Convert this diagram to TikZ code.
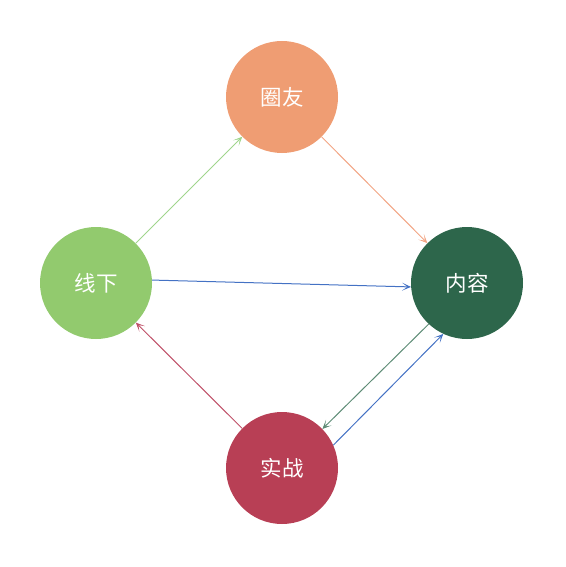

...

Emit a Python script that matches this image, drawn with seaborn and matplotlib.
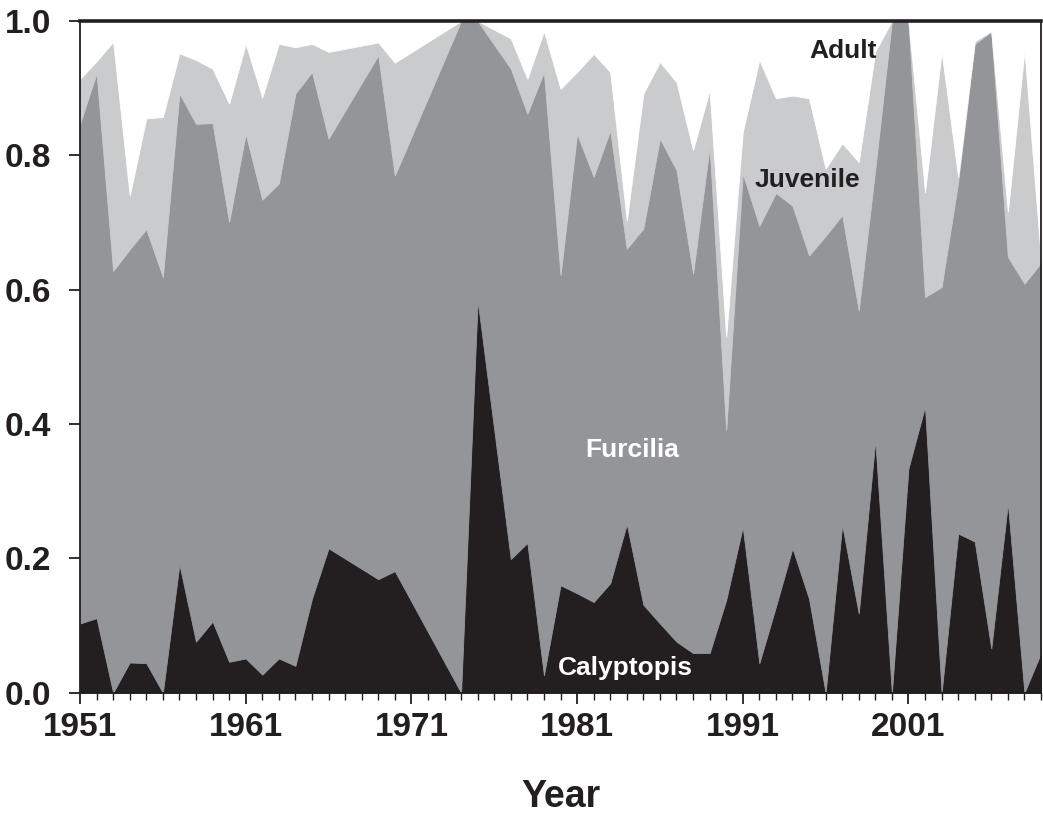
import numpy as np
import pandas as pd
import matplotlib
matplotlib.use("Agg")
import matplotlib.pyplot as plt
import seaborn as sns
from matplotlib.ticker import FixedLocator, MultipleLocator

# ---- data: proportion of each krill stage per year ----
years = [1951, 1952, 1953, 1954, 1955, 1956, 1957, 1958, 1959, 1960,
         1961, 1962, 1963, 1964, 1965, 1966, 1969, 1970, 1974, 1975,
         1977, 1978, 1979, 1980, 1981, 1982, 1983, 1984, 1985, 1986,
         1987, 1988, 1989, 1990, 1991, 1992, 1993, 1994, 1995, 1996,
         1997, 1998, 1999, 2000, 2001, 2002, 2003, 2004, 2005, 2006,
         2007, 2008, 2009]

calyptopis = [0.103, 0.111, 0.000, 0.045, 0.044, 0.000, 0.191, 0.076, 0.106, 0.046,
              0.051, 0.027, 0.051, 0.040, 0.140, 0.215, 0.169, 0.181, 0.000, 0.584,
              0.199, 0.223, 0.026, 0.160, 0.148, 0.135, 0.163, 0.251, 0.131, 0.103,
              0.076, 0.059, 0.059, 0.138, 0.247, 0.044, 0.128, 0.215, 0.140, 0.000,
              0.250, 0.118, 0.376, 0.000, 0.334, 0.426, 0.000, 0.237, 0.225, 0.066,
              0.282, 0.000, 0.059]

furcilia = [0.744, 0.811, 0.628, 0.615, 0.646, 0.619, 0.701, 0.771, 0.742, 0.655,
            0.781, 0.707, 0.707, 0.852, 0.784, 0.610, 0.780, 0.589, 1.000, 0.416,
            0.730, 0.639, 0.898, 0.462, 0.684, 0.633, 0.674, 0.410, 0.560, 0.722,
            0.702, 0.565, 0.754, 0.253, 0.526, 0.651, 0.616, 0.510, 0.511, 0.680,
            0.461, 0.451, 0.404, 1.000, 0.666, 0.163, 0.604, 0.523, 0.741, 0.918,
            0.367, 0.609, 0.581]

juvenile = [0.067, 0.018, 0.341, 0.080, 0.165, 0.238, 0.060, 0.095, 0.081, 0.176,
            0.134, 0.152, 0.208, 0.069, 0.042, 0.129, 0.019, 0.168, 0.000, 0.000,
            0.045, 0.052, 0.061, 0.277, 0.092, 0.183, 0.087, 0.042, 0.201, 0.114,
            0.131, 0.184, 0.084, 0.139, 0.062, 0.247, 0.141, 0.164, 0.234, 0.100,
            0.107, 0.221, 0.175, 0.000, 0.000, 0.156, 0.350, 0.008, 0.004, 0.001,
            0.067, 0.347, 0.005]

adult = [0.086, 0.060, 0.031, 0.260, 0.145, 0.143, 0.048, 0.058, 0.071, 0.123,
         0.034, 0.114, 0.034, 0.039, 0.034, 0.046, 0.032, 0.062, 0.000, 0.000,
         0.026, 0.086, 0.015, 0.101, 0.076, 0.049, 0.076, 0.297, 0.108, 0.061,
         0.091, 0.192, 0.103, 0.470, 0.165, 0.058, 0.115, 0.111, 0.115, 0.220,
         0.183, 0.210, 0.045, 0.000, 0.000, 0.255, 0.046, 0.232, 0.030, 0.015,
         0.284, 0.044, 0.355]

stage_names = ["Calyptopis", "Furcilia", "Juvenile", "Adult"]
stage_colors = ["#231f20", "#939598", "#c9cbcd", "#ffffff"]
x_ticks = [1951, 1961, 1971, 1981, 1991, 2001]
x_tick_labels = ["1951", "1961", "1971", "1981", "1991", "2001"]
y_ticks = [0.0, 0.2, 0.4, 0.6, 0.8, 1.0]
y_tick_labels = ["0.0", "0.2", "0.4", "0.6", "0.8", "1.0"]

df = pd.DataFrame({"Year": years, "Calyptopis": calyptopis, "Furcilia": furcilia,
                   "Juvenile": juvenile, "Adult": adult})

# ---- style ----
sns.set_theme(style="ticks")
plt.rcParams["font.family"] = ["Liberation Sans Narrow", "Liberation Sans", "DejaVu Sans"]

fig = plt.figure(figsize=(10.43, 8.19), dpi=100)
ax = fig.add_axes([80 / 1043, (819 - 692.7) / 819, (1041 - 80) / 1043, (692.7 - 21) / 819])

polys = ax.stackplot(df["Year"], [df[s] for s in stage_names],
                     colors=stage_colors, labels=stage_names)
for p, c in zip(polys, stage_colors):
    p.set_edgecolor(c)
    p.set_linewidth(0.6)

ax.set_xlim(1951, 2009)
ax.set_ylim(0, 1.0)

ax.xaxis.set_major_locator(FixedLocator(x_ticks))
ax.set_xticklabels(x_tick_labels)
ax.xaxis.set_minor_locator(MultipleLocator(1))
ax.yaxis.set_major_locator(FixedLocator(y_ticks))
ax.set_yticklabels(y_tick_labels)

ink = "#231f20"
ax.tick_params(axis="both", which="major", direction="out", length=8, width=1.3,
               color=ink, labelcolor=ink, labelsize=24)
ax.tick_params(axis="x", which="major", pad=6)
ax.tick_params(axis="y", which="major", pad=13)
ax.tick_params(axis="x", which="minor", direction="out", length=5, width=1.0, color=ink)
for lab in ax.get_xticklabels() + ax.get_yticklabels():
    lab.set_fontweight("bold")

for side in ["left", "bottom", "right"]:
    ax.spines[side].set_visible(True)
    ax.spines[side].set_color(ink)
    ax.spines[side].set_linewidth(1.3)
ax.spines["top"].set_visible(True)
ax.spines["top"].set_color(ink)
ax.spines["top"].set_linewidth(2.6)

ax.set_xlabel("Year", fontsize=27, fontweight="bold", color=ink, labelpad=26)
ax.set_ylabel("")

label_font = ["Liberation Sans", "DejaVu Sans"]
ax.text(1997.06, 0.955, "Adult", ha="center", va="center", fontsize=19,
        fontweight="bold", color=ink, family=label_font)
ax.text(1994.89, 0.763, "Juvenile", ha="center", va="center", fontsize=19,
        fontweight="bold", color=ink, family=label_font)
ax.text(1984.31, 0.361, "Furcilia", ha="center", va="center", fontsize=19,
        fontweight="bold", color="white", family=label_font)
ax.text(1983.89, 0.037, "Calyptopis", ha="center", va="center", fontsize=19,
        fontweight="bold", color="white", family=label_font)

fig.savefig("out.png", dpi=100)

---

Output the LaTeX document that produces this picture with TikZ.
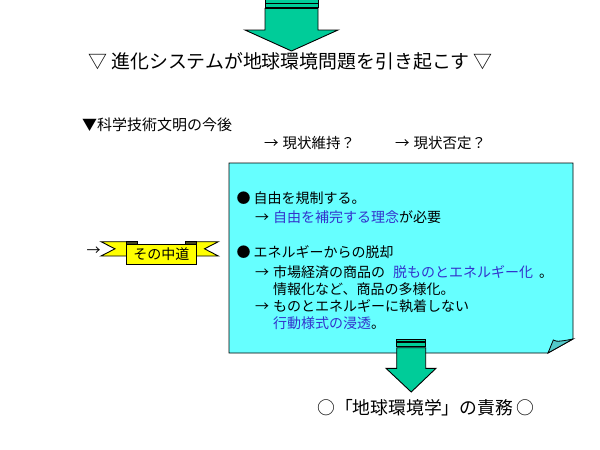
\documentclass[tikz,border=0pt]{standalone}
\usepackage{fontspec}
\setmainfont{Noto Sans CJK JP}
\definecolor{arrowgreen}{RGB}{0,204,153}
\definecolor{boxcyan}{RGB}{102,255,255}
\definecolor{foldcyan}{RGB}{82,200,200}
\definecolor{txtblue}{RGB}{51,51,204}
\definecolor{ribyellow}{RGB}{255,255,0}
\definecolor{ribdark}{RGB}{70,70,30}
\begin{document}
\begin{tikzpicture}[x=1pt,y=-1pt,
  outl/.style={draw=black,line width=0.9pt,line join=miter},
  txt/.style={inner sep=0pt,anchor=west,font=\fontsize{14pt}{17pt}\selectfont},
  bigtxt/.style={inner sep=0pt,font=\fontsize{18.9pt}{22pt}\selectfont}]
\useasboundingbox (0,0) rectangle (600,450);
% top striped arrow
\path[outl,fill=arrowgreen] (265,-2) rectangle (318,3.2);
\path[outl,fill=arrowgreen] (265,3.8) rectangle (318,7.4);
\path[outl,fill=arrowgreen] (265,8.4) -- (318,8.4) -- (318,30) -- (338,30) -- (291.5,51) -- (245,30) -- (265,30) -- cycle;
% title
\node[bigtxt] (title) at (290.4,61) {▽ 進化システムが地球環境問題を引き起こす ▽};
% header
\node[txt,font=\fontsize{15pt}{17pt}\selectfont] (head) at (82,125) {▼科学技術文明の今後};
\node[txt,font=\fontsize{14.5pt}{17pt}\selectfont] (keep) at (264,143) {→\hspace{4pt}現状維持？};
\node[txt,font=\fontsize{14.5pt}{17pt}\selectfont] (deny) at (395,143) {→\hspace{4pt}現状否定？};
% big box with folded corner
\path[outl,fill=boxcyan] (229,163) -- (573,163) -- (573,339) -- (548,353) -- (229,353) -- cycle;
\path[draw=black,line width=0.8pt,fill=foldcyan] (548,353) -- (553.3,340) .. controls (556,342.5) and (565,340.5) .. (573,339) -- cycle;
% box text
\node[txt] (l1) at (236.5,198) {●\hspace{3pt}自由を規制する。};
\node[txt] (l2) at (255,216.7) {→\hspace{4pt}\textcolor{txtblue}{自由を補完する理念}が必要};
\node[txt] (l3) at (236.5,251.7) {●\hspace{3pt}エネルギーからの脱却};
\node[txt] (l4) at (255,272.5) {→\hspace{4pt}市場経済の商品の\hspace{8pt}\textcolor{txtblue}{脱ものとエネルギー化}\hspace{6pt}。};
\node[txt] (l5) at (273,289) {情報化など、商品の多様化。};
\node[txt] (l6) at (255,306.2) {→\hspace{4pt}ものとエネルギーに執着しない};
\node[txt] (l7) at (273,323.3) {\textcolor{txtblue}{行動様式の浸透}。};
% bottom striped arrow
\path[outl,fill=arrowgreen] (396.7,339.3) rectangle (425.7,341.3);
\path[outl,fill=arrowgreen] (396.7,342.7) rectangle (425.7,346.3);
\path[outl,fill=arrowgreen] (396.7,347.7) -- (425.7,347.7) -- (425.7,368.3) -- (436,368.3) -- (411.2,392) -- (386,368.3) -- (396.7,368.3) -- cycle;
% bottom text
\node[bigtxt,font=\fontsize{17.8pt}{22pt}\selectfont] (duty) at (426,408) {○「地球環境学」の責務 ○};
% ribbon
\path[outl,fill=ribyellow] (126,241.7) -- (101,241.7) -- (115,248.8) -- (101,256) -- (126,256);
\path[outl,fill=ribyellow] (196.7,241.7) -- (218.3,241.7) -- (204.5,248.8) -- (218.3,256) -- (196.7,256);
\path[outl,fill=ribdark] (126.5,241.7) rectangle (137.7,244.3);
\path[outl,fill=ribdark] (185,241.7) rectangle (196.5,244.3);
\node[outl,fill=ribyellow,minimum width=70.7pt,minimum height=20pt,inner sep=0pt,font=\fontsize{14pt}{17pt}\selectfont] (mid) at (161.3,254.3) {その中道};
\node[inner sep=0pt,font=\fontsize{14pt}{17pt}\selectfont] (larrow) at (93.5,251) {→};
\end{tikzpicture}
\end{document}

REQUIRED WORK:
Write out the lines from the one containing "Emit a Python" down to the one containing "0.367, 0.609, 0.581]", both included, exactly as they appear. Leave out any pictures.

CORRECT RESPONSE:
Emit a Python script that matches this image, drawn with seaborn and matplotlib.
import numpy as np
import pandas as pd
import matplotlib
matplotlib.use("Agg")
import matplotlib.pyplot as plt
import seaborn as sns
from matplotlib.ticker import FixedLocator, MultipleLocator

# ---- data: proportion of each krill stage per year ----
years = [1951, 1952, 1953, 1954, 1955, 1956, 1957, 1958, 1959, 1960,
         1961, 1962, 1963, 1964, 1965, 1966, 1969, 1970, 1974, 1975,
         1977, 1978, 1979, 1980, 1981, 1982, 1983, 1984, 1985, 1986,
         1987, 1988, 1989, 1990, 1991, 1992, 1993, 1994, 1995, 1996,
         1997, 1998, 1999, 2000, 2001, 2002, 2003, 2004, 2005, 2006,
         2007, 2008, 2009]

calyptopis = [0.103, 0.111, 0.000, 0.045, 0.044, 0.000, 0.191, 0.076, 0.106, 0.046,
              0.051, 0.027, 0.051, 0.040, 0.140, 0.215, 0.169, 0.181, 0.000, 0.584,
              0.199, 0.223, 0.026, 0.160, 0.148, 0.135, 0.163, 0.251, 0.131, 0.103,
              0.076, 0.059, 0.059, 0.138, 0.247, 0.044, 0.128, 0.215, 0.140, 0.000,
              0.250, 0.118, 0.376, 0.000, 0.334, 0.426, 0.000, 0.237, 0.225, 0.066,
              0.282, 0.000, 0.059]

furcilia = [0.744, 0.811, 0.628, 0.615, 0.646, 0.619, 0.701, 0.771, 0.742, 0.655,
            0.781, 0.707, 0.707, 0.852, 0.784, 0.610, 0.780, 0.589, 1.000, 0.416,
            0.730, 0.639, 0.898, 0.462, 0.684, 0.633, 0.674, 0.410, 0.560, 0.722,
            0.702, 0.565, 0.754, 0.253, 0.526, 0.651, 0.616, 0.510, 0.511, 0.680,
            0.461, 0.451, 0.404, 1.000, 0.666, 0.163, 0.604, 0.523, 0.741, 0.918,
            0.367, 0.609, 0.581]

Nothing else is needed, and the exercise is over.